The cold press of D's presence whispered across her back. She was weak with thirst. "D..." Her eyes closed and everything seemed to fall out from under her feet. She leaned against the dhampir's chest that made no sound at all. "D, I'm so thirsty... what can I do now? Mouka is here, but so are those children, and I'm... I'm going mad." She swallowed. "I want to join Alucard in his... in his punishing of those men. I want to at least slake my thirst on someone who deserves to die."

"Only to be thirsty again," D whispered. "Survival is a full-time job."

"I can't do it anymore. Blood pills. Cold corpses of animals in the forest. I can't do it." She slumped and everywhere around her, she could almost see blood dancing on the cold winter breeze.

His hands, always strong and there forever, slid away from her shoulders. "Go."

Miranda turned slowly, stepping onto the icy lake. Her eyes widened fearfully. "D..."

"Go. It will take decades, a couple of centuries, to be able to go without feeding nightly. Thousands of lives. Are you sure there are that many evil people in the world, Miranda? Are there so many people that deserve such a fate? And could you find them every night?"

Her face became pinched with pain and moral anguish. Her lips were stained with her own blood as she bit her lip. Then she slowly walked around him with her head bowed shamefully, creeping toward the killing ground where Alucard took part in his own feast. She joined the darkness inside after standing at the brink, watching the madness unfolding, her own fate illustrated in the bloodbath inside. Then she vanished within, folded delicately inside. She would emerge - fully-blooded, full-fledged Noble.


Dawn again. Miranda slept without dreams in the basement like before. Alucard stood outside in the dawn light before he went inside, uncomfortable in its light. Children were sleeping, packed into the dormitory room. There were scores more children here than the building was originally intended to house, but with blankets and clothes and combined body heat, the structure provided easy warmth.

The two Nobles stood back to back in the doorway leading into the main dining room where the fireplace crackled and where Mouka, too, reclaimed lost hours of sleep. The Nobles watched the children sleeping.

D's lips barely moved. "Miranda must go."

"I saved her one. He's gagged and tied in one of the vans. He will trouble no one, after what horrible visions I visited on his pathetic mind." Alucard smiled cruelly. "Don't think I do not keep her needs in mind, child. After all, she's your dear precious one."

"I spared her because I love her." His voice barely whispered over the second to last word. His eyes frosted over and then heated suddenly. Tears threatened, but never fell. He was too far gone for human tears. "Now I have to watch her go and hope that she never falls in front of my blade in the future. At the same time, I hope she has good fortune finding evil men in the world."

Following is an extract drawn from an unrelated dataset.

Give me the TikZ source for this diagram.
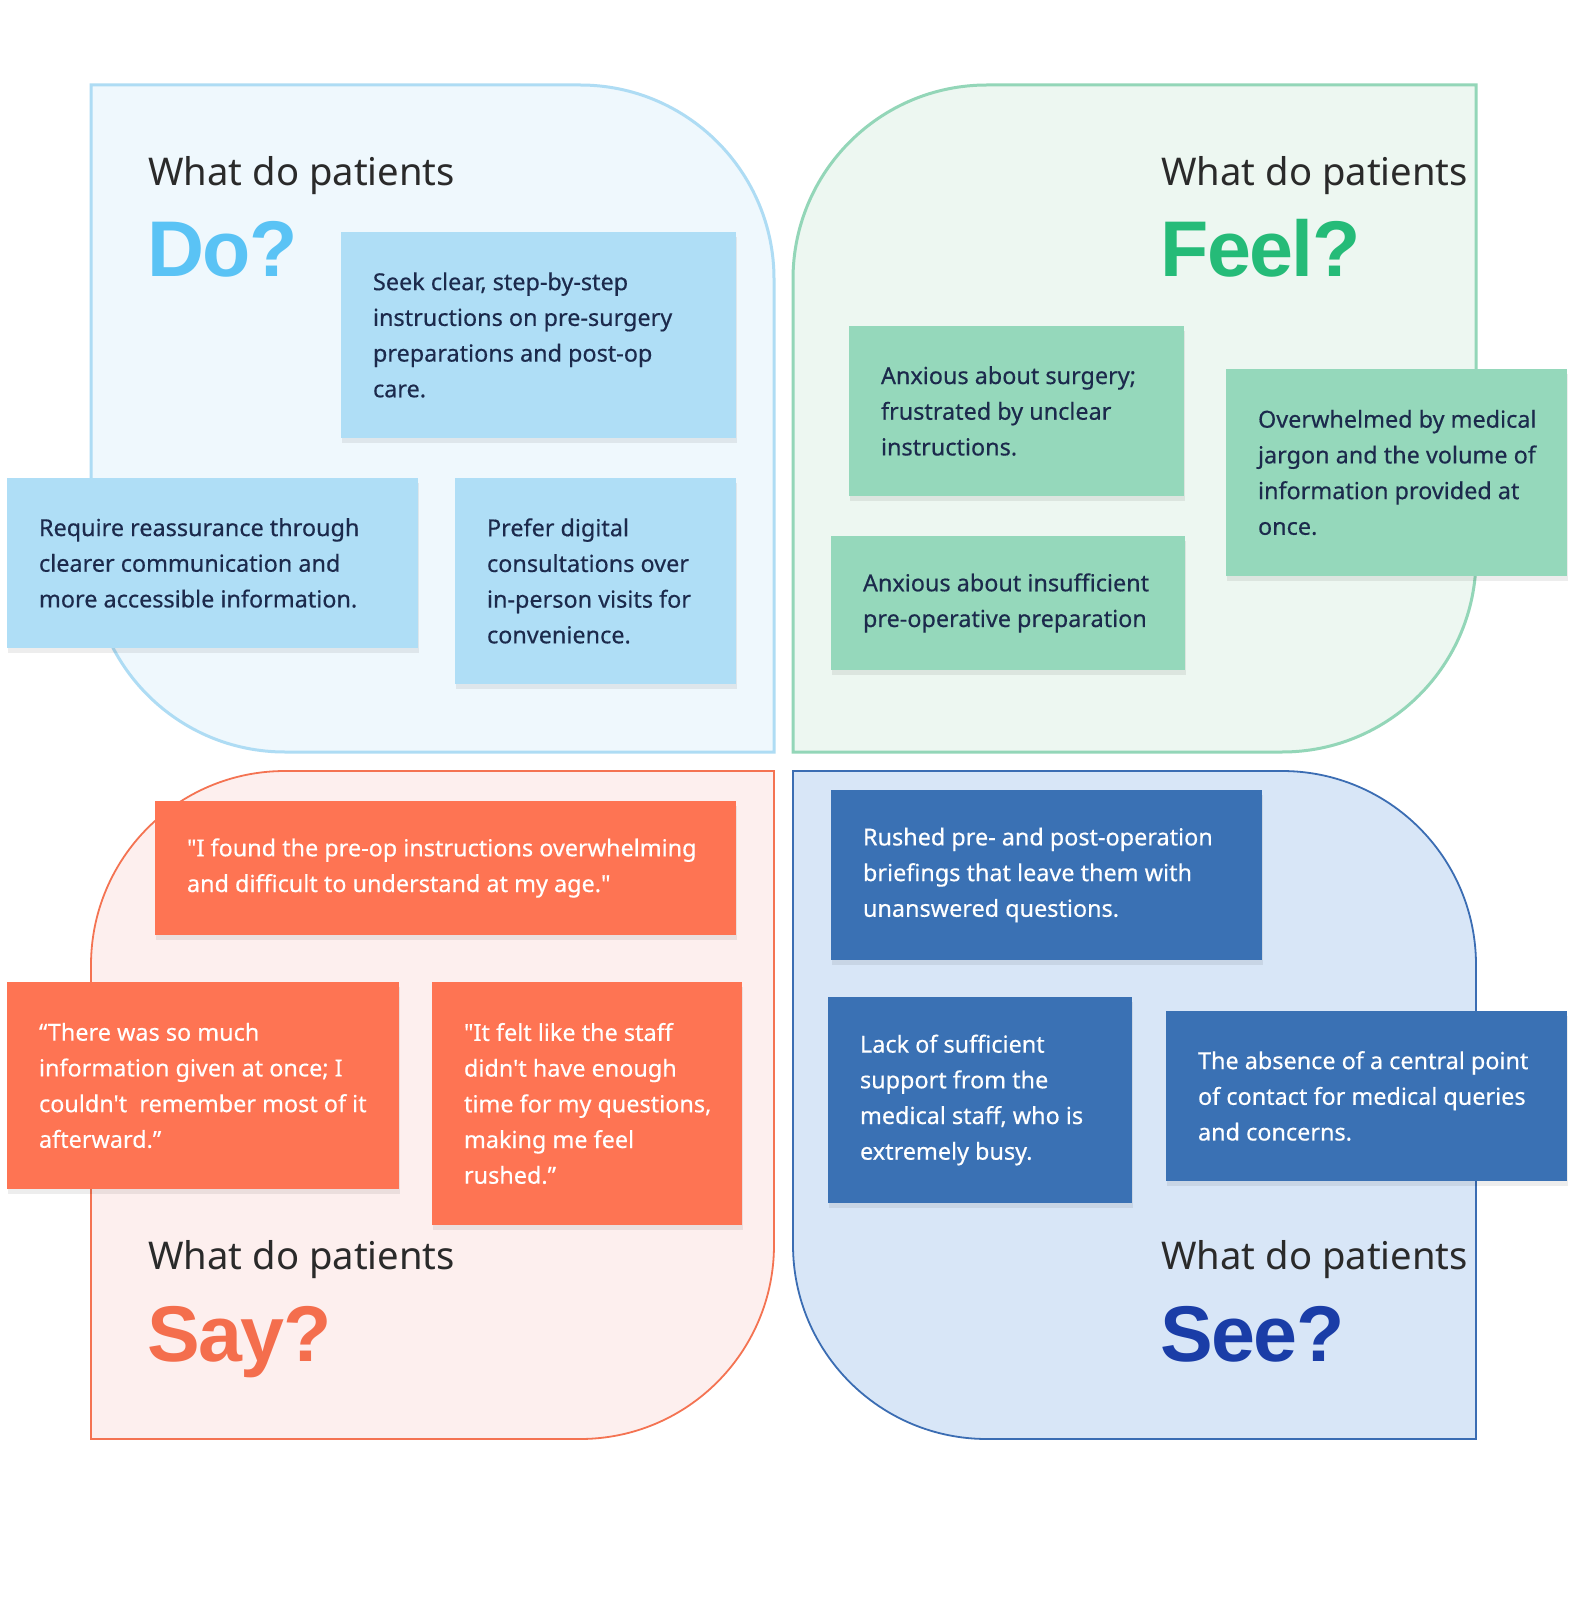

"Or you could give her to me," Alucard said, tipping his head back slightly as he considered it. "I will take her unto myself. There, she can live forever. She may not remember all she is or was, but of my champions, few forget who they loved and hated."

"In your mind, none are free." D slipped from his side and turned toward the windows, his arms crossed. "You make a prisoner of everyone. Even those you love." He was talking of the spirit of Rhea, who dwelled here, hiding from all these living creatures. And at that hidden jab, Alucard suddenly snarled and grabbed D by the back of his neck and spun him around, a fury so wide and deep it saw no end burning in those infinite eyes.

"Watch what you say. I come at your bidding, so now I am your prisoner. And don't forget what you are!" He hissed passionately and furiously into D's ear. Then he released him and stormed away, melting like a ghost himself through the basement door to find his rest.

D was trembling ever so minutely, but he was not afraid of his father. He was afraid of Miranda - and what would happen tonight when she awoke. What would happen when Rhea selected her moment to appear to Alucard and tell him what she wanted him to know.